Gender equality project planning meeting

PSI and its Swedish partner, Fackförbundet ST, organised a hybrid planning meeting on 9 and 10 June in Beirut to launch the next round of the Gender Equality Project in the MENA region (2023 – 2025) and to develop a concrete work plan for the coming 3 years, focusing on 2023.

16 trade unionists attended the meeting. They came from the 8 countries (Algeria, Tunisia, Morocco, Egypt, Iraq, Palestine, Jordan and Lebanon) where this project has been implemented.

In the previous project (2018-2022), 25 of the 33 participating unions adopted quotas for women leadership positions at different levels, ranging from 50% in the Syndicat National Autonome du personnel de l’Administration Publique (SNAPAP) in Algeria, to 11.11% in the National Federation for Agriculture in Tunisia. Trade union elections over the last three years witnessed an increase in women’s access to leadership positions in unions that have not adopted the quota, reaching a rate of 22% in the health and petrochemical sectors in Jordan, and 16% in the Syndicate of Middle East Airlines in Lebanon.

Most of the trade unions elections that took place in 2021 witnessed a higher number of women candidates.
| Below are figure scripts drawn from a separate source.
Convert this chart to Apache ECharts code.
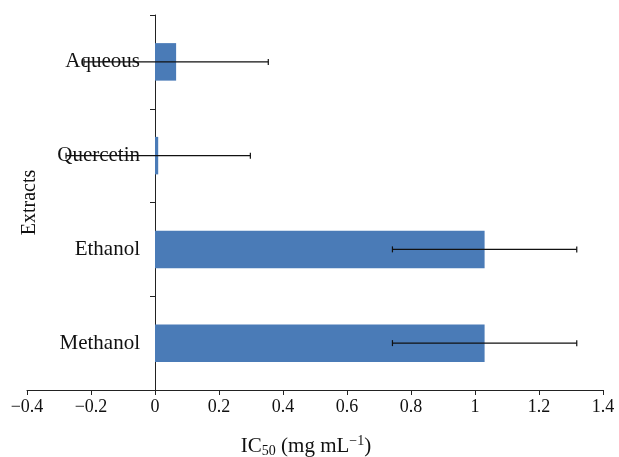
<!DOCTYPE html>
<html>
<head>
<meta charset="utf-8">
<script src="https://cdn.jsdelivr.net/npm/echarts@6/dist/echarts.min.js"></script>
<style>
  html, body { margin: 0; padding: 0; background: #fff; }
  #chart { width: 619px; height: 457px; }
</style>
</head>
<body>
<div id="chart"></div>
<script>
// categories from bottom to top
const categories = ["Methanol", "Ethanol", "Quercetin", "Aqueous"];
const ic50Values = [1.03, 1.03, 0.01, 0.066];
const errorValues = [0.288, 0.288, 0.288, 0.288];

const chart = echarts.init(document.getElementById("chart"));
const font = "Liberation Serif";

// error bar data: [categoryIndex, low, high]
const errorData = categories.map((c, i) => [
  i,
  ic50Values[i] - errorValues[i],
  ic50Values[i] + errorValues[i],
]);

const option = {
  animation: false,
  grid: { left: 27, right: 16, top: 15, bottom: 67, containLabel: false, outerBoundsMode: "none" },
  xAxis: {
    type: "value",
    min: -0.4,
    max: 1.4,
    interval: 0.2,
    name: "IC{sub|50} (mg mL{sup|\u22121})",
    nameLocation: "middle",
    nameGap: 44,
    nameTextStyle: {
      fontFamily: font,
      fontSize: 21,
      color: "#111",
      padding: [0, 18, 0, 0],
      rich: {
        sub: { fontFamily: font, fontSize: 14, verticalAlign: "bottom", padding: [10, 0, 0, 0] },
        sup: { fontFamily: font, fontSize: 14, verticalAlign: "top", padding: [0, 0, 10, 0] },
      },
    },
    axisLine: { show: true, onZero: false, lineStyle: { color: "#222", width: 1 } },
    axisTick: { show: true, inside: false, length: 5, lineStyle: { color: "#222" } },
    axisLabel: {
      fontFamily: font,
      fontSize: 18,
      color: "#111",
      margin: 8,
      formatter: (v) => String(+v.toFixed(1)).replace("-", "\u2212"),
    },
    splitLine: { show: false },
  },
  yAxis: {
    type: "category",
    data: categories,
    name: "Extracts",
    nameLocation: "middle",
    nameGap: -13,
    nameRotate: 90,
    nameTextStyle: { fontFamily: font, fontSize: 20, color: "#111" },
    axisLine: { show: true, onZero: true, lineStyle: { color: "#222", width: 1 } },
    axisTick: { show: true, length: 5, lineStyle: { color: "#222" } },
    // labels stay anchored at the grid edge, so pull them back next to the zero line
    axisLabel: { fontFamily: font, fontSize: 21, color: "#111", margin: -113 },
    splitLine: { show: false },
  },
  series: [
    {
      type: "bar",
      data: ic50Values,
      barWidth: "40%",
      itemStyle: { color: "#4a7bb7" },
      z: 2,
    },
    {
      type: "custom",
      data: errorData,
      z: 5,
      renderItem: (params, api) => {
        const idx = api.value(0);
        const lo = api.coord([api.value(1), idx]);
        const hi = api.coord([api.value(2), idx]);
        const cap = 3;
        const style = { stroke: "#111", lineWidth: 1.2 };
        return {
          type: "group",
          children: [
            { type: "line", shape: { x1: lo[0], y1: lo[1], x2: hi[0], y2: hi[1] }, style },
            { type: "line", shape: { x1: lo[0], y1: lo[1] - cap, x2: lo[0], y2: lo[1] + cap }, style },
            { type: "line", shape: { x1: hi[0], y1: hi[1] - cap, x2: hi[0], y2: hi[1] + cap }, style },
          ],
        };
      },
    },
  ],
};

chart.setOption(option);
</script>
</body>
</html>
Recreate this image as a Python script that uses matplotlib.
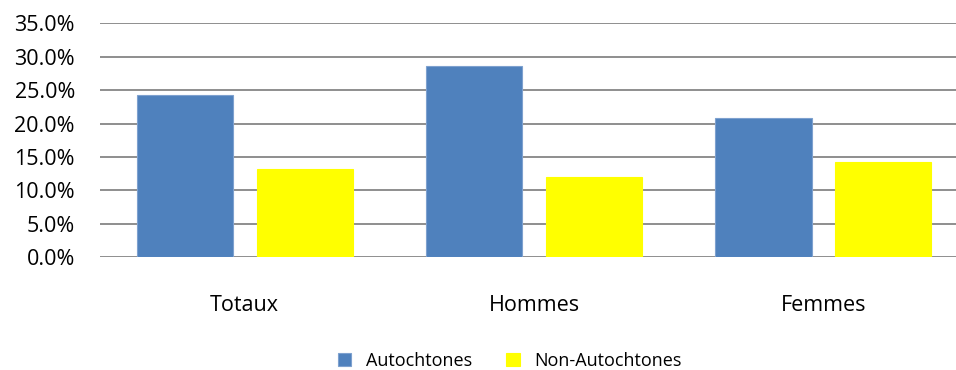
import matplotlib.pyplot as plt
import numpy as np
from matplotlib.ticker import PercentFormatter

# Data
categories = ["Totaux", "Hommes", "Femmes"]
autochtones = [24.3, 28.6, 20.8]
non_autochtones = [13.2, 12.0, 14.25]
series_names = ["Autochtones", "Non-Autochtones"]
y_ticks = [0, 5, 10, 15, 20, 25, 30, 35]

plt.rcParams['font.family'] = ['Open Sans', 'DejaVu Sans']

fig = plt.figure(figsize=(9.56, 3.70), dpi=100)
ax = fig.add_axes([0.1046, 0.3046, 0.908, 0.632])

x = np.arange(len(categories))
w = 0.332
off = 0.207
ax.bar(x - off, autochtones, w, color='#4F81BD', edgecolor='#7EA1CF', linewidth=0.8,
       label=series_names[0], zorder=3)
ax.bar(x + off, non_autochtones, w, color='#FFFF00', edgecolor='#FFFF00', linewidth=0.8,
       label=series_names[1], zorder=3)

ax.set_xlim(-0.5, 2.5)
ax.set_ylim(0, 35)
ax.set_yticks(y_ticks)
ax.yaxis.set_major_formatter(PercentFormatter(decimals=1))
ax.yaxis.grid(True, color='#868686', linewidth=1.3, zorder=0)
ax.set_xticks(x)
ax.set_xticklabels(categories)
ax.tick_params(axis='both', length=0, labelsize=15.5, colors='black')
ax.tick_params(axis='x', pad=27)
ax.tick_params(axis='y', pad=18)
for s in ax.spines.values():
    s.set_visible(False)

fig.legend(loc='center', bbox_to_anchor=(0.533, 0.024), ncol=2, frameon=False,
           fontsize=13, handlelength=0.75, handleheight=0.75, columnspacing=1.9,
           handletextpad=0.8)

fig.savefig('out.png', dpi=100)
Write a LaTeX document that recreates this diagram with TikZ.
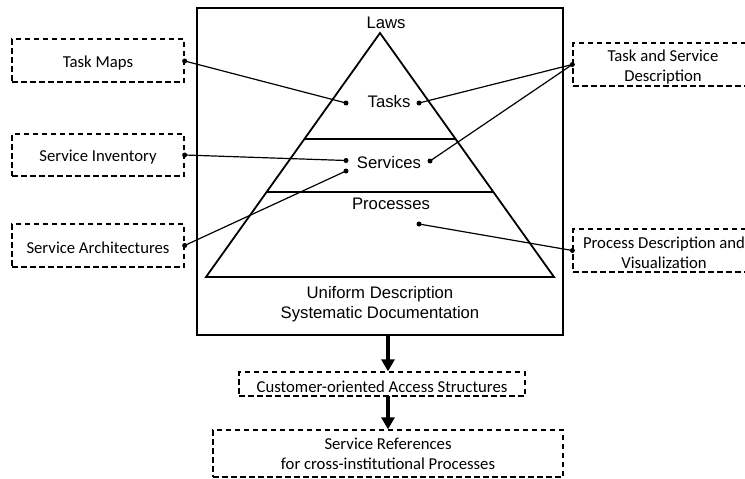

Many of them won the elections and occupied leadership positions, both within the quota and in unions that did not apply it. In Lebanon, for example, the number of elected women rose from 4 out of 96 leadership positions in the 8 unions in 2018 to 24 out of 96 in 2021. Unprecedented in Lebanon, a woman trade unionist won the presidency of the Council of Delegates in the Federation of Public Services, and three other women (out of 12 members) were elected to the executive board of the same federation.

The project has also actively involved male leaders in gender issues. In Lebanon, for example, the launch of a gender campaign was initiated by the male leadership of the Social Security Workers Union.

PSI MENA engaged experts in some countries to formulate research papers on the impact of gender-based violence on economic development. Trade union leaders learned from these studies that trade unions should play a key role in addressing gender-based violence and its effects in the workplace, notably by developing and implementing effective prevention strategies.

Many of the participating unions campaigned for the ratification of ILO Convention 190, while others campaigned for the amendment of a discriminatory law. Women workers that were given information on international standards in relation to gender equality and that took part in campaigning and organising skills training had a strong voice on social justice and equality issues and have engaged in popular protests in the MENA region.

The overall project objective for 2023-2025 is: PSI affiliated trade unions address gender inequality, violence and harassment by building gender fair unions and representing women’s issues through collective bargaining and policy engagements with public sector employers, and contribute to changing national legislation and policy, which has a positive impact on women in the broader society in the MENA region.

The main strategies are to continue to pursue trade union transformation through progressive gender policies, women’s representation and participation in the union and the inclusion of women’s issues on the trade union agenda. Participating unions will seek to promote equal rights and opportunities for women workers in public services, free from discrimination and violence, through collective bargaining and workplace policies. At national level, participating unions will combat discriminatory laws and promote international standards on gender equality and for the elimination of violence and harassment in public service workplaces through advocacy and campaigning, including social dialogue.